The final step when setting up labs replication for a wiki is to run maintain-replicas.pl, which creates redacted views of the replicated data.
This script is currently unmaintained, and it has several issues:
- It is written in Perl. Perl is a fine language, but it's not one we tend to use, so proficiency and tooling are scarce.
- It is poorly-factored, which makes it hard to follow. The bulk of the work is done in file scope; explanatory comments are few and far in between; and the source language alternates between Perl and large blocks of SQL.
- There is no separation of code and configuration. The list of tables to be mirrored and columns to expose or redact are all hard-coded. This hurts readability, and it is liable to break on future schema changes. Such breakage could result in leakage of private user data.
- It makes faulty assumptions about the execution environment that are not always documented or correct. For example, the script attempts to load the credentials for the database from ~/.my.cnf, which it parses incorrectly.
- All the work is done in a single-shot. The script does not pause or ask for confirmation before performing destructive operations. Because the work is not factored into discrete subroutines, there is no way to resume the work if the script is interrupted.
- It blows up and rebuilds all wikis on every run. There is no way to run it for just one wiki.
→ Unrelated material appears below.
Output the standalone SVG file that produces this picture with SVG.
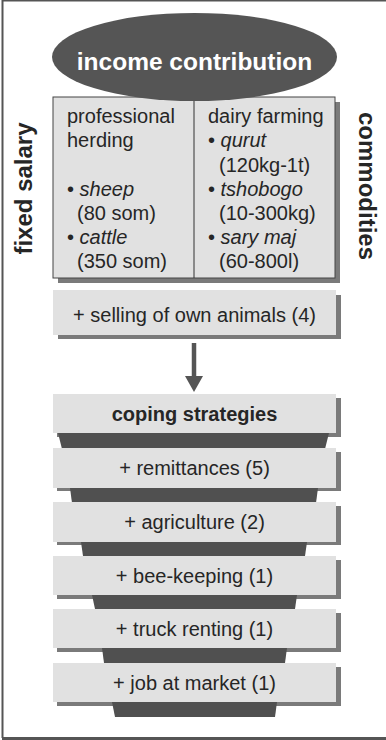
<svg xmlns="http://www.w3.org/2000/svg" width="386" height="740" viewBox="0 0 386 740">
<defs>
<style>
text{font-family:"Liberation Sans",Arial,sans-serif;fill:#262626}
.t{font-size:20px}
.b{font-weight:bold}
.c{text-anchor:middle}
.i{font-style:italic}
.box{fill:#e1e1e1}
.sh{fill:#7a7a7a}
.tz{fill:#505050}
.frame{stroke:#555;fill:none}
</style>
<marker id="ah" viewBox="0 0 16 18" refX="0" refY="9" markerWidth="16" markerHeight="18" markerUnits="userSpaceOnUse" orient="auto">
<path d="M0,0 L16,9 L0,18 Z" fill="#555"/>
</marker>
</defs>
<rect width="386" height="740" fill="#fff"/>
<g id="frame">
<line class="frame" x1="2.5" y1="0" x2="2.5" y2="738" stroke-width="2"/>
<line class="frame" x1="2" y1="0.75" x2="386" y2="0.75" stroke-width="1.5"/>
<line class="frame" x1="2" y1="738.5" x2="386" y2="738.5" stroke-width="3"/>
</g>

<g id="node-income-sources">
<rect class="sh" x="58" y="102" width="282" height="181"/>
<rect class="box" x="53" y="97" width="282" height="181" stroke="#444" stroke-width="1"/>
<line x1="194" y1="97" x2="194" y2="278" stroke="#333" stroke-width="1"/>
<text class="t" x="67" y="123">professional</text>
<text class="t" x="67" y="147">herding</text>
<text class="t" x="67" y="196">• <tspan class="i">sheep</tspan></text>
<text class="t" x="77" y="220">(80 som)</text>
<text class="t" x="67" y="244">• <tspan class="i">cattle</tspan></text>
<text class="t" x="77" y="268">(350 som)</text>
<text class="t" x="208" y="123">dairy farming</text>
<text class="t" x="208" y="147">• <tspan class="i">qurut</tspan></text>
<text class="t" x="219" y="171.5">(120kg-1t)</text>
<text class="t" x="208" y="196">• <tspan class="i">tshobogo</tspan></text>
<text class="t" x="219" y="220">(10-300kg)</text>
<text class="t" x="208" y="244">• <tspan class="i">sary maj</tspan></text>
<text class="t" x="219" y="268">(60-800l)</text>
</g>

<g id="node-income-contribution">
<ellipse cx="194.5" cy="57" rx="142.5" ry="44" fill="#555"/>
<text class="b c" x="194.5" y="70" font-size="24.5" style="fill:#fff">income contribution</text>
</g>

<g id="label-fixed-salary">
<text class="b c" transform="translate(32,188.5) rotate(-90)" font-size="24">fixed salary</text>
</g>
<g id="label-commodities">
<text class="b c" transform="translate(359,186) rotate(90)" font-size="24">commodities</text>
</g>

<g id="node-selling">
<rect class="sh" x="58" y="295" width="283" height="44"/>
<rect class="box" x="53" y="290" width="283" height="45"/>
<text class="t c" x="194.5" y="322">+ selling of own animals (4)</text>
</g>

<g id="connectors">
<line x1="194" y1="343" x2="194" y2="376" stroke="#555" stroke-width="4.5" marker-end="url(#ah)"/>
</g>

<g id="node-coping">
<rect class="sh" x="57" y="398" width="284" height="39"/>
<rect class="box" x="53" y="394" width="283" height="39"/>
<path class="tz" d="M58,433 L329,433 L325,449 L62,449 Z"/>
<text class="t b c" x="194.5" y="420.5">coping strategies</text>
</g>

<g id="node-remittances">
<rect class="sh" x="57" y="452" width="284" height="39"/>
<rect class="box" x="53" y="448" width="283" height="40"/>
<path class="tz" d="M70,488 L318,488 L316,503 L72,503 Z"/>
<text class="t c" x="194.5" y="475">+ remittances (5)</text>
</g>

<g id="node-agriculture">
<rect class="sh" x="57" y="506" width="284" height="39"/>
<rect class="box" x="53" y="502" width="283" height="40"/>
<path class="tz" d="M81,542 L307,542 L305,556 L83,556 Z"/>
<text class="t c" x="194.5" y="529">+ agriculture (2)</text>
</g>

<g id="node-bee-keeping">
<rect class="sh" x="57" y="560" width="284" height="39"/>
<rect class="box" x="53" y="556" width="283" height="39"/>
<path class="tz" d="M92,595 L297,595 L295,609 L95,609 Z"/>
<text class="t c" x="194.5" y="582.5">+ bee-keeping (1)</text>
</g>

<g id="node-truck-renting">
<rect class="sh" x="57" y="613" width="284" height="39"/>
<rect class="box" x="53" y="609" width="283" height="39"/>
<path class="tz" d="M102,648 L287,648 L285,663 L104,663 Z"/>
<text class="t c" x="194.5" y="635.5">+ truck renting (1)</text>
</g>

<g id="node-job-market">
<rect class="sh" x="57" y="667" width="284" height="39"/>
<rect class="box" x="53" y="663" width="283" height="39"/>
<path class="tz" d="M112,702 L277,702 L275,717 L115,717 Z"/>
<text class="t c" x="194.5" y="689.5">+ job at market (1)</text>
</g>
</svg>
There is no "dry run" mode.
It should be rewritten, such that:
- run-time configuration can be specified on the command-line, via the environment, or some other mean that does not involve making modifications to the script.
- table and column definition and visibility settings are defined in separate configuration files
- the script asks for confirmation before performing destructive operations.
- users can preview operations with a "dry run" flag
- users can limit the scope of operations to a subset of dbs.
- the script is verbose about what it is doing
Ideally, the script will clean up after itself in case of failure, or at least provide some useful hints about what needs to be done.